**Stored data**

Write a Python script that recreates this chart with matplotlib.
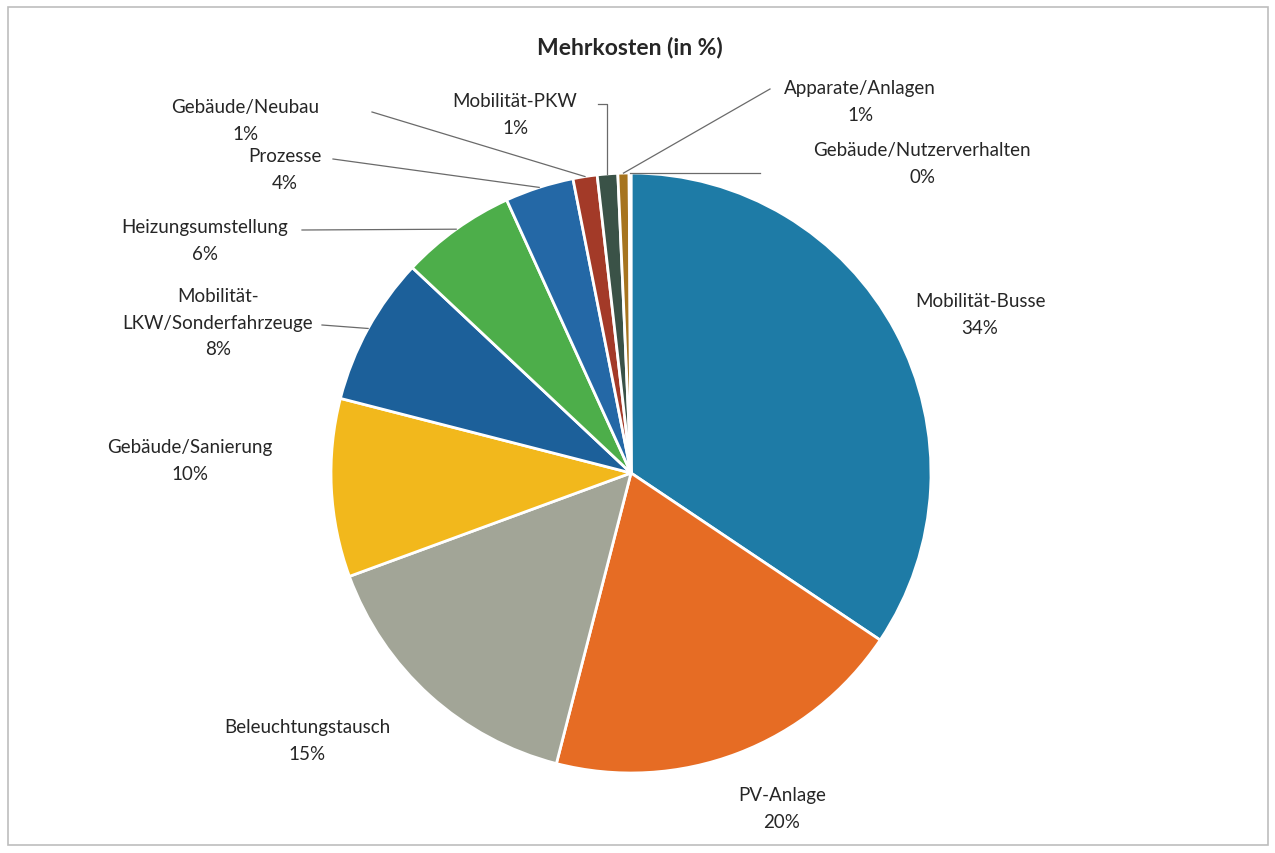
import matplotlib
matplotlib.use("Agg")
import matplotlib.pyplot as plt
import numpy as np
from matplotlib.patches import Rectangle

categories = ["Mobilität-Busse", "PV-Anlage", "Beleuchtungstausch", "Gebäude/Sanierung",
              "Mobilität-\nLKW/Sonderfahrzeuge", "Heizungsumstellung", "Prozesse",
              "Gebäude/Neubau", "Mobilität-PKW", "Apparate/Anlagen", "Gebäude/Nutzerverhalten"]
values = [34.4, 19.6, 15.4, 9.6, 8.0, 6.2, 3.7, 1.3, 1.1, 0.6, 0.1]
pct_labels = ["34%", "20%", "15%", "10%", "8%", "6%", "4%", "1%", "1%", "1%", "0%"]
colors = ["#1E7BA6", "#E66C24", "#A2A597", "#F2B81C", "#1C609A", "#4DAE4A",
          "#2468A6", "#A33A28", "#3A5247", "#A6741F", "#264478"]
title = "Mehrkosten (in %)"

W, H = 1275, 854
fig = plt.figure(figsize=(W / 100, H / 100), dpi=100)
ax = fig.add_axes([0, 0, 1, 1])

cx, cy, R = 631, H - 474, 300
wedges, _ = ax.pie(values, colors=colors, startangle=90, counterclock=False,
                   center=(cx, cy), radius=R, frame=True,
                   wedgeprops=dict(edgecolor="white", linewidth=2.0))
ax.set_xlim(0, W)
ax.set_ylim(0, H)
ax.axis("off")

font = "Lato"
fs = 13.5
line_col = "#6a6a6a"

def Y(y):
    return H - y

# label text positions (pixel coords, y from top) and leader line anchors
label_pos = [
    (980, 315, None),
    (782, 809, None),
    (307, 741, None),
    (190, 461, None),
    (218, 323, (322, 326)),
    (205, 241, (302, 231)),
    (285, 170, (333, 160)),
    (245, 121, (372, 113)),
    (515, 115, (598, 105)),
    (860, 102, (770, 90)),
    (922, 164, (760, 170)),
]

for w, cat, pct, (lx, ly, anchor) in zip(wedges, categories, pct_labels, label_pos):
    ax.text(lx, Y(ly), cat + "\n" + pct, ha="center", va="center", fontsize=fs,
            family=font, color="#262626", linespacing=1.7)
    if anchor is not None:
        ang = np.deg2rad((w.theta1 + w.theta2) / 2)
        ex, ey = cx + R * np.cos(ang), cy + R * np.sin(ang)
        ax_, ay_ = anchor
        if cat == "Mobilität-PKW":
            ax.plot([ax_, ex, ex], [Y(ay_), Y(ay_), ey], color=line_col, lw=0.9)
        elif cat == "Gebäude/Nutzerverhalten":
            ax.plot([ax_, ex], [ey, ey], color=line_col, lw=0.9)
        else:
            ax.plot([ax_, ex], [Y(ay_), ey], color=line_col, lw=0.9)

ax.text(630, Y(47), title, ha="center", va="center", fontsize=16.5,
        family=font, fontweight="bold", color="#262626")

ax.add_patch(Rectangle((8, Y(846)), 1260, 838, fill=False, edgecolor="#bdbdbd", lw=1.2))

fig.savefig("out.png", dpi=100)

**Challenge**
Begin at the first line of the material and copy each line exactly through the one containing "from matplotlib.patches import Rectangle". Omit pictures.

**Solution**
Write a Python script that recreates this chart with matplotlib.
import matplotlib
matplotlib.use("Agg")
import matplotlib.pyplot as plt
import numpy as np
from matplotlib.patches import Rectangle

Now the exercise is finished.